Our bombs and theirs
“People are fleeing Syria, first of all, because of military actions … from atrocities of terrorists – we know they are committing brutalities there, and destroying cultural heritage,” President Putin said in Dushanbe on Tuesday, adding that it wasn’t Russia that destroyed government institutions and backed rebellions that created conditions for terrorists to flourish.
Yet the State Department spokesman absolutely refused to even consider the possibility that US interventions may have had anything to do with the mass displacement of people in Afghanistan, Iraq, Yemen, Libya, Syria, or elsewhere.
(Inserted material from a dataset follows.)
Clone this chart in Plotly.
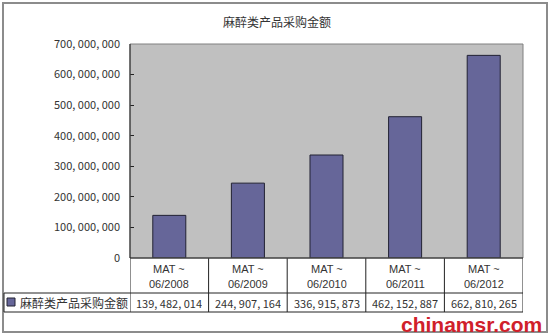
import plotly.graph_objects as go

title = "麻醉类产品采购金额"
series_name = "麻醉类产品采购金额"
categories = ["MAT ~<br>06/2008", "MAT ~<br>06/2009", "MAT ~<br>06/2010", "MAT ~<br>06/2011", "MAT ~<br>06/2012"]
values = [139482014, 244907164, 336915873, 462152887, 662810265]
y_ticks = [0, 100000000, 200000000, 300000000, 400000000, 500000000, 600000000, 700000000]

def fmt(v):
    return f"{v:,}".replace(",", ", ")

W, H = 551, 336
L, R, T, B = 130, 28, 44, 78
ph = H - T - B

def py(p):
    # pixel y -> paper y
    return (H - B - p) / ph

def px(p):
    return (p - L) / (W - L - R)

FONT = "Noto Sans CJK SC, Liberation Sans, sans-serif"
BAR = "#666699"
TXT = "#333333"

n = len(categories)
xs = list(range(n))
fig = go.Figure()
fig.add_trace(go.Bar(x=xs, y=values, marker=dict(color=BAR, line=dict(color="#222233", width=1)),
                     width=0.42, showlegend=False, hoverinfo="y"))

shapes = []
line = dict(color="#222222", width=1)
# table horizontal lines
for yp in [293, 312]:
    shapes.append(dict(type="line", xref="paper", yref="paper", x0=px(4), x1=1, y0=py(yp), y1=py(yp), line=line))
# vertical lines of table
for i in range(n + 1):
    shapes.append(dict(type="line", xref="x", yref="paper", x0=i - 0.5, x1=i - 0.5, y0=0, y1=py(312), line=line))
shapes.append(dict(type="line", xref="paper", yref="paper", x0=px(4), x1=px(4), y0=py(293), y1=py(312), line=line))
# plot border
shapes.append(dict(type="rect", xref="paper", yref="paper", x0=0, x1=1, y0=0, y1=1, line=dict(color="#808080", width=1)))
shapes.append(dict(type="line", xref="paper", yref="paper", x0=0, x1=0, y0=0, y1=1, line=dict(color="#222222", width=1)))
shapes.append(dict(type="line", xref="paper", yref="paper", x0=0, x1=1, y0=0, y1=0, line=dict(color="#222222", width=1)))
# legend marker
shapes.append(dict(type="rect", xref="paper", yref="paper", x0=px(7), x1=px(15), y0=py(298), y1=py(306),
                   fillcolor=BAR, line=dict(color="#222233", width=1)))
# outer frame
shapes.append(dict(type="rect", xref="paper", yref="paper", x0=px(3), x1=px(547), y0=py(332), y1=py(3),
                   line=dict(color="#8c8c8c", width=2), layer="below"))

ann = []
CAT_FONT = dict(family="Liberation Sans, sans-serif", size=11, color=TXT)
for i, (c, v) in enumerate(zip(categories, values)):
    top, bottom = c.split("<br>")
    ann.append(dict(x=i, y=py(268), xref="x", yref="paper", text=top, showarrow=False,
                    font=CAT_FONT, yanchor="middle", xanchor="center", height=13))
    ann.append(dict(x=i, y=py(283.5), xref="x", yref="paper", text=bottom, showarrow=False,
                    font=CAT_FONT, yanchor="middle", xanchor="center", height=13))
    ann.append(dict(x=i, y=py(302.5), xref="x", yref="paper", text=fmt(v), showarrow=False,
                    font=dict(family=FONT, size=11, color=TXT), yanchor="middle", xanchor="center", height=15))
ann.append(dict(x=px(18), y=py(302.5), xref="paper", yref="paper", text=series_name, showarrow=False,
                font=dict(family=FONT, size=12, color=TXT), yanchor="middle", xanchor="left", height=15))
ann.append(dict(x=px(277), y=py(21), xref="paper", yref="paper", text=title, showarrow=False,
                font=dict(family=FONT, size=12, color=TXT), yanchor="middle", xanchor="center"))
ann.append(dict(x=px(544), y=py(323.5), xref="paper", yref="paper", text="<b>chinamsr.com</b>", showarrow=False,
                font=dict(family="Liberation Sans, sans-serif", size=21, color="#d0202a"), yanchor="middle",
                xanchor="right", height=20))

fig.update_layout(
    width=W, height=H,
    margin=dict(l=L, r=R, t=T, b=B, pad=0),
    paper_bgcolor="white", plot_bgcolor="#c0c0c0",
    shapes=shapes, annotations=ann,
    xaxis=dict(range=[-0.5, n - 0.5], showticklabels=False, ticks="", showgrid=False, zeroline=False, fixedrange=True),
    yaxis=dict(range=[0, 700000000], tickvals=y_ticks, ticktext=[fmt(v) for v in y_ticks],
               ticks="inside", ticklen=4, tickcolor="#222222", showgrid=False, zeroline=False,
               tickfont=dict(family=FONT, size=11, color=TXT), ticklabelstandoff=9),
    font=dict(family=FONT),
)

fig.write_html("out.html")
“I’m not going to dignify that with an answer,” Kirby replied when a journalist brought up the issue.
“Is Iraq better off without Saddam Hussein, and with a democracy? Yes, they are,” he said. But when asked about Libya and other places, he suddenly cut the reporter off. “I’m not going to answer any more questions on this from you.”
While refusing to even consider the role of US bombs in destabilizing countries, Kirby repeatedly referred to Assad’s use of “barrel bombs” as the self-evident proof the Syrian president’s rule was unacceptable.
“We still see the man dropping barrel bombs on his own people,” Kirby said of Assad at one point. As for the Syrians streaming towards European countries with generous welfare programs, “They are leaving because they are being barrel-bombed.”
The term refers to low-tech, improvised projectiles, made out of barrels or similar containers (such as oil drums) and dropped from aircraft. Pioneered by Israel in 1948, these improvised bombs have also been used by the US in Vietnam, by the Sri Lankan government against the Tamil rebels, and by various factions in Sudan, among others. The devices have also been used by the US-backed Iraqi government forces, both against Sunni tribal militias and civilians in IS-held areas.
Root causes, jobs and no military solution
If Assad is such a problem, asked AP’s diplomatic correspondent Matt Lee, why doesn’t the US take him out? Kirby appeared startled by the question, saying that the US was “working hard” on achieving “a political transition inside Syria away from Assad.”
President Obama – whom Kirby referred to as the Commander-in-Chief – has been “crystal clear” that there won’t be a military solution to the conflict in Syria, only a political one, and “there has been a lot of energy applied to that,” the spokesman explained. The key to defeating IS was “good governance,” and that means replacing the government in Damascus, he maintained.
READ MORE: US cannot win war against ISIS by killing, they need ‘job opportunities’ – State Dept
At another point, however, he insisted, “There are military solutions … and we’ve been doing it, quite effectively.”
The astounded admiral
“Frankly, I find it incredible that today, there are lines of questions being posed to me that would implicate that people actually think Bashar al-Assad is good for Syria and that his continued tenure in the country is a healthy thing,” Kirby complained at one point, calling such questions “absolutely astounding.”
AP’s Lee countered that the questions – posed by several journalists – were related to US policy and the apparent disconnect between Washington’s stated goal of opposing Islamic State while at the same time insisting on overthrowing the government in Damascus that is most opposed to it.
“I do think there is an implication in some of these questions” that the US should give up overthrowing Assad, Kirby retorted. “That’s not how we feel, have not ever felt, and have no intention of changing.”
He dismissed the notion that US weapons intended for “pro-coalition” fighters falling into the hands of Islamic State fighters could have anything to do with the refugee crisis, calling it a “huge stretch.” Sure, he said, IS has been brandishing M16s and driving around in US-made Humvees captured from the crumbling Iraqi army, but Washington cannot absolutely guarantee its aid won’t end up in the wrong hands. “I get it,” Kirby said, shrugging. “We’re doing the best we can.”